Others preferred the approaches some states had taken to avoid bankruptcies. Two of Michigan’s new emergency fiscal managers — Joseph L. Harris in Benton Harbor and Joyce Parker in Ecorse — talked about the sometimes unpopular steps they could take under a new state law giving them the power to reject contracts, including labor contracts.
Pennsylvania officials explained their state oversight program, in which Harrisburg and 25 other municipalities are enrolled. Natwar M. Gandhi, the chief financial officer of Washington, D.C., spoke about how giving budgetary powers to an independent officer had helped put the nation’s capital on more solid financial footing.
But some of the most urgent exchanges concerned bankruptcy, which, in the past, cities sought to avoid at all costs.
Naomi Richman, a managing director at Moody’s Investors Service, wondered aloud whether it might become more acceptable for cities to declare bankruptcy.
“Back in the ’80s, the stigma against corporate bankruptcy fell away, and it became viewed as a strategy a corporation might pursue for various reasons,” Ms. Richman said. “Recently, with the residential housing collapse, individual bankruptcy has less of stigma in society — it’s a strategy that a person might be advised to follow if they have a debt that they can’t afford. Could the same thing happen for municipal bankruptcy?”"
The threat of municipal bankruptcies will become increasingly commonplace as recalcitrant public sector unions remain unwilling to address the very real and severe financial issues confronting many cities today. To solve these issues will require tackling pension and retiree health promises which were made without proper consideration and certainly without providing funds adequate to meet those promises.
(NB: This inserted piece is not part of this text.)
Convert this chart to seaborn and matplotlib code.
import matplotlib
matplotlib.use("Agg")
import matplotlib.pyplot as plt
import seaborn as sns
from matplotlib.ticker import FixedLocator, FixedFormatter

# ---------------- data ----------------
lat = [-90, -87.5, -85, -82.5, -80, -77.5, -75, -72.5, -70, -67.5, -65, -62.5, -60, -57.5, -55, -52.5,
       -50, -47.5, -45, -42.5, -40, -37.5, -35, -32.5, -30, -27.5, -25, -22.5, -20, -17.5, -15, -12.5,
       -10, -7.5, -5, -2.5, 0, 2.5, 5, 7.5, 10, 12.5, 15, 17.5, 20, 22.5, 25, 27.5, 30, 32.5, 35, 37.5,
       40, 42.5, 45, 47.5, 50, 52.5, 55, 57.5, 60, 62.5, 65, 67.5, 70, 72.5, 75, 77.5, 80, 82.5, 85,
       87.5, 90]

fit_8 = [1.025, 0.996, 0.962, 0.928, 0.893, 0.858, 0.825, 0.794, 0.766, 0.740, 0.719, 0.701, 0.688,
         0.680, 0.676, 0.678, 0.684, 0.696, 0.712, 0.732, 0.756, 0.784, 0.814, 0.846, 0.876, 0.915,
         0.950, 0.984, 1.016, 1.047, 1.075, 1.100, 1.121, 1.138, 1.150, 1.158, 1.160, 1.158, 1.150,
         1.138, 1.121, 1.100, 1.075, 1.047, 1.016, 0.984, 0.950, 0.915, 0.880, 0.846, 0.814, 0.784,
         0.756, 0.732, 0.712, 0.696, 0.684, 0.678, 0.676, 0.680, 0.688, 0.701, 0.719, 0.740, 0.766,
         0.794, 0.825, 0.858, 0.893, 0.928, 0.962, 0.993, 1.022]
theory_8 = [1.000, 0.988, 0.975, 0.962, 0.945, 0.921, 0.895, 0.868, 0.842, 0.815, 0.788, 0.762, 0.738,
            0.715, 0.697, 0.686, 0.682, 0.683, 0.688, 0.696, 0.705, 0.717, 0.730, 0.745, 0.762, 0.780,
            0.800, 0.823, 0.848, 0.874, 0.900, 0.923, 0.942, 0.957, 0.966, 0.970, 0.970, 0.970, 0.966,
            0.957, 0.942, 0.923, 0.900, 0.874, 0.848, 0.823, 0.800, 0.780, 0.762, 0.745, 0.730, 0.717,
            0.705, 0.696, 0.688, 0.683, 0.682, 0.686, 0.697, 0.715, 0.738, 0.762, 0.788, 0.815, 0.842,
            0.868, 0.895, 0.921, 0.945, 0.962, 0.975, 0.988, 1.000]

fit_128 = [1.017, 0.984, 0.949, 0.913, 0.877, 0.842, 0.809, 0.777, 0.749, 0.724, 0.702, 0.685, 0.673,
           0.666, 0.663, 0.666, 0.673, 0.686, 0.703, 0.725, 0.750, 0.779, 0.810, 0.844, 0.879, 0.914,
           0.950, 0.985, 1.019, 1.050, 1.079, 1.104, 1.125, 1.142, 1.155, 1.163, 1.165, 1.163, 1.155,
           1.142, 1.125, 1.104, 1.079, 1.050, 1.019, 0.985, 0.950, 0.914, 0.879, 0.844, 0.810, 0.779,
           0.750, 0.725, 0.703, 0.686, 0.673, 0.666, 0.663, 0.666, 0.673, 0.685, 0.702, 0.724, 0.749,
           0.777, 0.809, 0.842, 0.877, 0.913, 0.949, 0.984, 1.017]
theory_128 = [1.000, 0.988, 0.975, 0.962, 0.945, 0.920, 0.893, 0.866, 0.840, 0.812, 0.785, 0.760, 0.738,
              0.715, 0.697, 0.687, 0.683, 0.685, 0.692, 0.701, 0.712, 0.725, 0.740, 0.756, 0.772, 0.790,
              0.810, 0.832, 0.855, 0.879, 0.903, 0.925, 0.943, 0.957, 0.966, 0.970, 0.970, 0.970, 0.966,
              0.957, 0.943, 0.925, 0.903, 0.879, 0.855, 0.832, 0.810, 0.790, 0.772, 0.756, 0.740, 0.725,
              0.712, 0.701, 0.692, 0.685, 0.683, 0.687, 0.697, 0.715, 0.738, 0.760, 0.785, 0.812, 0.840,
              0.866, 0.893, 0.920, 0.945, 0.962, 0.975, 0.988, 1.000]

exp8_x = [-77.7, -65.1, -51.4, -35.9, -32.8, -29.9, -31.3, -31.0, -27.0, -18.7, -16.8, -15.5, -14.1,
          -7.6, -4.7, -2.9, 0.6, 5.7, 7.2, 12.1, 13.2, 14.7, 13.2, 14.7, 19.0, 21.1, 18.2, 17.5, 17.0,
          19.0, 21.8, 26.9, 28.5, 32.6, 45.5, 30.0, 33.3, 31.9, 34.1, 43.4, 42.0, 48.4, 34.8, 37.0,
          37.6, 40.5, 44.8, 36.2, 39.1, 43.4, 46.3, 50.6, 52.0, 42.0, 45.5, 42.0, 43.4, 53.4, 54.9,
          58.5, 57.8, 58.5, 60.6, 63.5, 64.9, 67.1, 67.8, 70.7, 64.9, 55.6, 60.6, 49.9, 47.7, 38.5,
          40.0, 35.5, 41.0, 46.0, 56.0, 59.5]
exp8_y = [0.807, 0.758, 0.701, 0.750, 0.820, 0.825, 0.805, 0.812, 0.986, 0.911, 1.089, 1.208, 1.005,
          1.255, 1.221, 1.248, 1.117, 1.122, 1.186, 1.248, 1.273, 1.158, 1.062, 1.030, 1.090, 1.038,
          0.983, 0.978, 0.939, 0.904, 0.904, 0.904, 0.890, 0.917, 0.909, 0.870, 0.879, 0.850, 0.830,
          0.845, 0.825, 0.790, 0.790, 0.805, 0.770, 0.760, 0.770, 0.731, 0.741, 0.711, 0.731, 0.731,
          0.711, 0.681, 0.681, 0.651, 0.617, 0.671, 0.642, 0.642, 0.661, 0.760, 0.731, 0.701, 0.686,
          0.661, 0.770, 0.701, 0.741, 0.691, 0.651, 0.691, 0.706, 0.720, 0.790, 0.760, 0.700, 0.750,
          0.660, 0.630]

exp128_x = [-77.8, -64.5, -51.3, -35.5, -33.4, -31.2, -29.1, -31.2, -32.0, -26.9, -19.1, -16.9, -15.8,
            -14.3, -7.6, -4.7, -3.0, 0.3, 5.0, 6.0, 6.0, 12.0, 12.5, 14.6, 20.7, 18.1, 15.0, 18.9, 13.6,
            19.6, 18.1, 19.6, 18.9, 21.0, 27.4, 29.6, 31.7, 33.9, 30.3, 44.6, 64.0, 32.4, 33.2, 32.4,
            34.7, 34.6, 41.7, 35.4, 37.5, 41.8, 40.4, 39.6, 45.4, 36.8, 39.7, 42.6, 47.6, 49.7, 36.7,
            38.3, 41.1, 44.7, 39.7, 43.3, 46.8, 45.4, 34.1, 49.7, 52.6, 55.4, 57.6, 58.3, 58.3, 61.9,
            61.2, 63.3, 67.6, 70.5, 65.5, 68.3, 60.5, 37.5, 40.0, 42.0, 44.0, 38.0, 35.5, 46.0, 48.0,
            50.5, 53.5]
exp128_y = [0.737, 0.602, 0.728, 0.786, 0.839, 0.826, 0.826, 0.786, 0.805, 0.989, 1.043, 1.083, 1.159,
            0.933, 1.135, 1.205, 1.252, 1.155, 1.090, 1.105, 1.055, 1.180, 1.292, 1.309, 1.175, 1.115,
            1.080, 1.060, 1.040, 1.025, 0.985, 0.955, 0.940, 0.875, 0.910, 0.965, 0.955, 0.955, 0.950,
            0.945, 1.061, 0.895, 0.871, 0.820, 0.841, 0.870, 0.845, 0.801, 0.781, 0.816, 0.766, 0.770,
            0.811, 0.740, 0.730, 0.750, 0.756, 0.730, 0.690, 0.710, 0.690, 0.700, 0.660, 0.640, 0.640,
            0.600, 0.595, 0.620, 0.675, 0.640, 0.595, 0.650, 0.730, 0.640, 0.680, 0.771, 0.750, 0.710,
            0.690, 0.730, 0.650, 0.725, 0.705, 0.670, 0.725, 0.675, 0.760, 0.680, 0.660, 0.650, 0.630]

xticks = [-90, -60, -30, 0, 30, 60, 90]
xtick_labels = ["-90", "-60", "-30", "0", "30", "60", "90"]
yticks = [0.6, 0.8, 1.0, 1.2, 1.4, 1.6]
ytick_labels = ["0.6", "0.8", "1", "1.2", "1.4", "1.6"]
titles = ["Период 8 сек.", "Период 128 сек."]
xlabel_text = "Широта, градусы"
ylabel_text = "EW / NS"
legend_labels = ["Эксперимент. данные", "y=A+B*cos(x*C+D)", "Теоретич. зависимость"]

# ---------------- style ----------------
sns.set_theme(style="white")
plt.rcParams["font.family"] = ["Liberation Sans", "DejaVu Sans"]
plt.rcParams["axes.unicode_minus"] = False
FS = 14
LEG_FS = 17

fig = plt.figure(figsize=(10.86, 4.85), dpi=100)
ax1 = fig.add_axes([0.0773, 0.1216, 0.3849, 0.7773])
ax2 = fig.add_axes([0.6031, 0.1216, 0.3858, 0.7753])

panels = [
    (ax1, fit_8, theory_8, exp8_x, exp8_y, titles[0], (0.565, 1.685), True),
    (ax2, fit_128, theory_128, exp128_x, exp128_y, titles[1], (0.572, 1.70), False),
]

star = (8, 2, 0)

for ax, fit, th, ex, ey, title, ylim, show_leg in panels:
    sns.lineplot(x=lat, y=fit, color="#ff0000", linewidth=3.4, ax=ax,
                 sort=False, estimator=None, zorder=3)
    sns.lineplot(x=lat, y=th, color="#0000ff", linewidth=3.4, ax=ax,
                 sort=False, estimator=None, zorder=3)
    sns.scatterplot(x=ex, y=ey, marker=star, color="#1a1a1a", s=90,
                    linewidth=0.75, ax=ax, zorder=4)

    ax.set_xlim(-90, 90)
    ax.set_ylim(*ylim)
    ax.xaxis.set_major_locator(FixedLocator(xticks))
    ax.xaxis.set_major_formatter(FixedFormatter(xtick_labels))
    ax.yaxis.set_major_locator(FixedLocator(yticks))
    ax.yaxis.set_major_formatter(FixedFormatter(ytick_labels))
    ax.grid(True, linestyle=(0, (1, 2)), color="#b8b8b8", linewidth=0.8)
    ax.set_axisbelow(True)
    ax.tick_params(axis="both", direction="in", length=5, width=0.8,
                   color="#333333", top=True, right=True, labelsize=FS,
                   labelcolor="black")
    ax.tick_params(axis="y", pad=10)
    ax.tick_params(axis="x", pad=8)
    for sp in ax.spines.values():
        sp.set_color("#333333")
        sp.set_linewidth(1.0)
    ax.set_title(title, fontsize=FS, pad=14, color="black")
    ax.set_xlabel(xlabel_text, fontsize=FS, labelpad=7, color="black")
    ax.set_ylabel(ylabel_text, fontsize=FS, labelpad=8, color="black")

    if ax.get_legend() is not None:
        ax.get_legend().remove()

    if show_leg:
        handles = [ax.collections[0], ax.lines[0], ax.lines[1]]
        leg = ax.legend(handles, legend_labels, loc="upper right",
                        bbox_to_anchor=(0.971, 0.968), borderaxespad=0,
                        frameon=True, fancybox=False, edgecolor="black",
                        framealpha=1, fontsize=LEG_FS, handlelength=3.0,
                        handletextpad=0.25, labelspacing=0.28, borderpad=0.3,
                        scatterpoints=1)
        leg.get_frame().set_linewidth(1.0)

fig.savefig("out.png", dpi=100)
Many sad stories will unfold, but the problems are real and their solutions will prove to be very expensive, both for employees and taxpayers alike. In a world of scarce resources, choices must be made. And especially in a world where adult fiscal responsibility was often neglected and even absent, the alternatives aren't painless.
To what extent future payments will need to be adjusted isn't known and can't be decided without full and transparent consideration being given to the interests of all affected parties.
Since the public sector unions and employees prefer to keep all they've been promised, even if now unaffordable, they won't endorse common sense viable solutions to these financial problems without first experiencing a great deal of external pressure to do so.
With respect to the views of taxpayers, newly found transparency will open lots of eyes and solid decisions will then be forthcoming.
Of course, in the end taxpayers, present and future, will be the source of funds for all payments to all concerned.
It's time to get started down the path to recovery, stability, predictability and fiscal sanity in many of our cities.